The revelation marked the second time since the Snowden affair began that the U.S. was shown to have allegedly spied on its Brazilian ally. Previously, it was reported that the NSA had accessed emails and phones of those living in South America’s most populous country.
The U.S. ambassador to Brazil, Thomas Shannon, was called in to explain to Brazilian officials whether the new allegations were true.
The revelation comes as Rousseff prepares for an official visit to Washington. Brazilian officials would not say if the controversy would cause the president to cancel her trip.
Another matter potentially in jeopardy is the pending sale of 36 F-18 fighter jets from the U.S. to Brazil.

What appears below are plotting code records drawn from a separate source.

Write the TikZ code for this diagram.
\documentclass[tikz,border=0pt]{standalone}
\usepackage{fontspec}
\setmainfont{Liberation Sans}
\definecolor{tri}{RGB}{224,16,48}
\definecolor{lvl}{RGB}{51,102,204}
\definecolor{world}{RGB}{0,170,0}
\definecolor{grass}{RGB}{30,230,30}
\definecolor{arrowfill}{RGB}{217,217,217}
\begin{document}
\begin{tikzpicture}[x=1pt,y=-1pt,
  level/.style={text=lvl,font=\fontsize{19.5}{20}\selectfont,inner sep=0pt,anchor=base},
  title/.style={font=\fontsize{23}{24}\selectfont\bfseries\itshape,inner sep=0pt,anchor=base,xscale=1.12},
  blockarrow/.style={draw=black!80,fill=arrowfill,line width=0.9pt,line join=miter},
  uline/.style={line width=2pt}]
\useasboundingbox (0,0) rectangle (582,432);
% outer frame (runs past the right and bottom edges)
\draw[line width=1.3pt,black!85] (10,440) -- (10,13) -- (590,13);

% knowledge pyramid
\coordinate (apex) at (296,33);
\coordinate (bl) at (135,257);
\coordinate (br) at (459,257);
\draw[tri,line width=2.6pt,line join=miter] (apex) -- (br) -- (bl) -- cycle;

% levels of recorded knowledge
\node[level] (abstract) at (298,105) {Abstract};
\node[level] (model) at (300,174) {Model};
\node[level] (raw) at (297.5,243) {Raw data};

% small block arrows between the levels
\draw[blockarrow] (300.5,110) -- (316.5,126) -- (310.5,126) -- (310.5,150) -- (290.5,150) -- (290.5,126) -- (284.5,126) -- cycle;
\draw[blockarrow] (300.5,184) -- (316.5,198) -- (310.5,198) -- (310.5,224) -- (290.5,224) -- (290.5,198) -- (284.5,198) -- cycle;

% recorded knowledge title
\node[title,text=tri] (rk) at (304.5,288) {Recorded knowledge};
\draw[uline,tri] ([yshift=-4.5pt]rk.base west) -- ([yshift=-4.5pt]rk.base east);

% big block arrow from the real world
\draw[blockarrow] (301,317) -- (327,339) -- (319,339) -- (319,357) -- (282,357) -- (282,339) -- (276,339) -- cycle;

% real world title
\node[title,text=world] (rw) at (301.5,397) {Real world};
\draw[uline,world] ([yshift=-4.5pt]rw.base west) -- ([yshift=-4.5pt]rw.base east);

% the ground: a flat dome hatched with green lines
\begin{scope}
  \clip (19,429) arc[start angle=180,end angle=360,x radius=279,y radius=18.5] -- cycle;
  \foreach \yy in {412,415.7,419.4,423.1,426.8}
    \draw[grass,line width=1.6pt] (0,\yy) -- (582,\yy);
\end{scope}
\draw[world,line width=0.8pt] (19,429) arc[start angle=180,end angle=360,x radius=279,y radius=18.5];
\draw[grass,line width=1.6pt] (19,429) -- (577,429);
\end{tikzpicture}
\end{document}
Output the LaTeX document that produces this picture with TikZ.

A Brazilian government official reportedly told Boeing, maker of the aircraft, that its chances of landing the more than $4 billion deal had been set back by the espionage scandal.
In Mexico, the presidential palace had no immediate comment on the story.
But Peña Nieto did state publicly in July following initial reports of NSA spying on Latin American nations that it would be “totally unacceptable” if it turned out that the Obama administration had snooped on its neighbor and largest business partner in the region.
To Learn More:
U.S. Spied on Presidents of Brazil, Mexico – Report (by Anthony Boadle, Reuters)
Brazil Angered Over Report N.S.A. Spied on President (by Simon Romero and Randal C. Archibold, New York Times)
NSA Spying on Latin American Countries Included Targeting of Trade Secrets (by Noel Brinkerhoff, AllGov)
U.S. and Britain Eavesdropped on World Leaders at 2009 Summits (by Noel Brinkerhoff, AllGov)
Concerned U.S. Allies Want Privacy Guarantees in Wake of NSA Revelations (by Noel Brinkerhoff, AllGov)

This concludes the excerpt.